*What you have to do*. Word for word, give the material below again, minus any images.

*Recorded data*.
+--

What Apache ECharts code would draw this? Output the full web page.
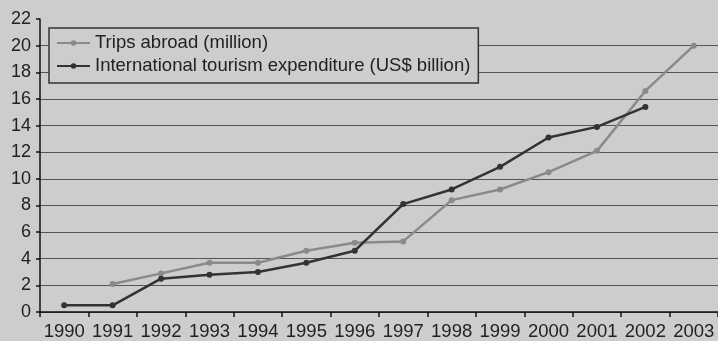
<!DOCTYPE html>
<html>
<head>
<meta charset="utf-8">
<script src="https://cdn.jsdelivr.net/npm/echarts@6/dist/echarts.min.js"></script>
<style>
  html, body { margin: 0; padding: 0; background: #cdcdcd; }
  #chart { width: 718px; height: 341px; }
</style>
</head>
<body>
<div id="chart"></div>
<script>
// Years on the horizontal axis
const years = ['1990', '1991', '1992', '1993', '1994', '1995', '1996',
               '1997', '1998', '1999', '2000', '2001', '2002', '2003'];

// Trips abroad, in millions (no figure for 1990)
const tripsAbroad = [null, 2.1, 2.9, 3.7, 3.7, 4.6, 5.2, 5.3, 8.4, 9.2, 10.5, 12.1, 16.6, 20.0];

// International tourism expenditure, US$ billion (no figure for 2003)
const tourismExpenditure = [0.5, 0.5, 2.5, 2.8, 3.0, 3.7, 4.6, 8.1, 9.2, 10.9, 13.1, 13.9, 15.4, null];

const seriesNames = ['Trips abroad (million)', 'International tourism expenditure (US$ billion)'];

const font = 'Liberation Sans, Arial, sans-serif';
const textColor = '#222';

// One colour per horizontal rule, 0..22; the rule at 22 is left out
const ruleColors = Array.from({ length: 12 }, (_, i) => (i === 11 ? 'rgba(0,0,0,0)' : '#555'));

const chart = echarts.init(document.getElementById('chart'), null, { renderer: 'canvas' });

chart.setOption({
  backgroundColor: '#cdcdcd',
  animation: false,
  grid: { left: 40, right: 0, top: 19, bottom: 28, containLabel: false },
  legend: {
    orient: 'vertical',
    left: 49,
    top: 28,
    padding: [5, 8, 7, 7],
    itemWidth: 33,
    itemHeight: 7,
    itemGap: 3,
    backgroundColor: '#cdcdcd',
    borderColor: '#333',
    borderWidth: 1.5,
    borderRadius: 0,
    textStyle: { fontFamily: font, fontSize: 18.5, color: textColor, lineHeight: 20 },
    data: seriesNames
  },
  xAxis: {
    type: 'category',
    data: years,
    boundaryGap: true,
    axisLine: { lineStyle: { color: '#111', width: 1.5 } },
    axisTick: { show: true, length: 5, lineStyle: { color: '#111', width: 1.5 } },
    axisLabel: { interval: 0, fontFamily: font, fontSize: 18.5, color: textColor, margin: 10 },
    splitLine: { show: false }
  },
  yAxis: {
    type: 'value',
    min: 0,
    max: 22,
    interval: 2,
    axisLine: { show: true, lineStyle: { color: '#111', width: 1.5 } },
    axisTick: { show: true, length: 4, lineStyle: { color: '#111', width: 1.5 } },
    axisLabel: { fontFamily: font, fontSize: 18, color: textColor, margin: 9 },
    splitLine: { show: true, lineStyle: { color: ruleColors, width: 1.2 } }
  },
  series: [
    {
      name: seriesNames[0],
      type: 'line',
      data: tripsAbroad,
      symbol: 'circle',
      symbolSize: 6,
      connectNulls: false,
      lineStyle: { color: '#8a8a8a', width: 2.5 },
      itemStyle: { color: '#8a8a8a' },
      z: 3
    },
    {
      name: seriesNames[1],
      type: 'line',
      data: tourismExpenditure,
      symbol: 'circle',
      symbolSize: 6,
      connectNulls: false,
      lineStyle: { color: '#333', width: 2.5 },
      itemStyle: { color: '#333' },
      z: 4
    }
  ]
});
</script>
</body>
</html>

+--

*The response*.
What Apache ECharts code would draw this? Output the full web page.
<!DOCTYPE html>
<html>
<head>
<meta charset="utf-8">
<script src="https://cdn.jsdelivr.net/npm/echarts@6/dist/echarts.min.js"></script>
<style>
  html, body { margin: 0; padding: 0; background: #cdcdcd; }
  #chart { width: 718px; height: 341px; }
</style>
</head>
<body>
<div id="chart"></div>
<script>
// Years on the horizontal axis
const years = ['1990', '1991', '1992', '1993', '1994', '1995', '1996',
               '1997', '1998', '1999', '2000', '2001', '2002', '2003'];

// Trips abroad, in millions (no figure for 1990)
const tripsAbroad = [null, 2.1, 2.9, 3.7, 3.7, 4.6, 5.2, 5.3, 8.4, 9.2, 10.5, 12.1, 16.6, 20.0];

// International tourism expenditure, US$ billion (no figure for 2003)
const tourismExpenditure = [0.5, 0.5, 2.5, 2.8, 3.0, 3.7, 4.6, 8.1, 9.2, 10.9, 13.1, 13.9, 15.4, null];

const seriesNames = ['Trips abroad (million)', 'International tourism expenditure (US$ billion)'];

const font = 'Liberation Sans, Arial, sans-serif';
const textColor = '#222';

// One colour per horizontal rule, 0..22; the rule at 22 is left out
const ruleColors = Array.from({ length: 12 }, (_, i) => (i === 11 ? 'rgba(0,0,0,0)' : '#555'));

const chart = echarts.init(document.getElementById('chart'), null, { renderer: 'canvas' });

chart.setOption({
  backgroundColor: '#cdcdcd',
  animation: false,
  grid: { left: 40, right: 0, top: 19, bottom: 28, containLabel: false },
  legend: {
    orient: 'vertical',
    left: 49,
    top: 28,
    padding: [5, 8, 7, 7],
    itemWidth: 33,
    itemHeight: 7,
    itemGap: 3,
    backgroundColor: '#cdcdcd',
    borderColor: '#333',
    borderWidth: 1.5,
    borderRadius: 0,
    textStyle: { fontFamily: font, fontSize: 18.5, color: textColor, lineHeight: 20 },
    data: seriesNames
  },
  xAxis: {
    type: 'category',
    data: years,
    boundaryGap: true,
    axisLine: { lineStyle: { color: '#111', width: 1.5 } },
    axisTick: { show: true, length: 5, lineStyle: { color: '#111', width: 1.5 } },
    axisLabel: { interval: 0, fontFamily: font, fontSize: 18.5, color: textColor, margin: 10 },
    splitLine: { show: false }
  },
  yAxis: {
    type: 'value',
    min: 0,
    max: 22,
    interval: 2,
    axisLine: { show: true, lineStyle: { color: '#111', width: 1.5 } },
    axisTick: { show: true, length: 4, lineStyle: { color: '#111', width: 1.5 } },
    axisLabel: { fontFamily: font, fontSize: 18, color: textColor, margin: 9 },
    splitLine: { show: true, lineStyle: { color: ruleColors, width: 1.2 } }
  },
  series: [
    {
      name: seriesNames[0],
      type: 'line',
      data: tripsAbroad,
      symbol: 'circle',
      symbolSize: 6,
      connectNulls: false,
      lineStyle: { color: '#8a8a8a', width: 2.5 },
      itemStyle: { color: '#8a8a8a' },
      z: 3
    },
    {
      name: seriesNames[1],
      type: 'line',
      data: tourismExpenditure,
      symbol: 'circle',
      symbolSize: 6,
      connectNulls: false,
      lineStyle: { color: '#333', width: 2.5 },
      itemStyle: { color: '#333' },
      z: 4
    }
  ]
});
</script>
</body>
</html>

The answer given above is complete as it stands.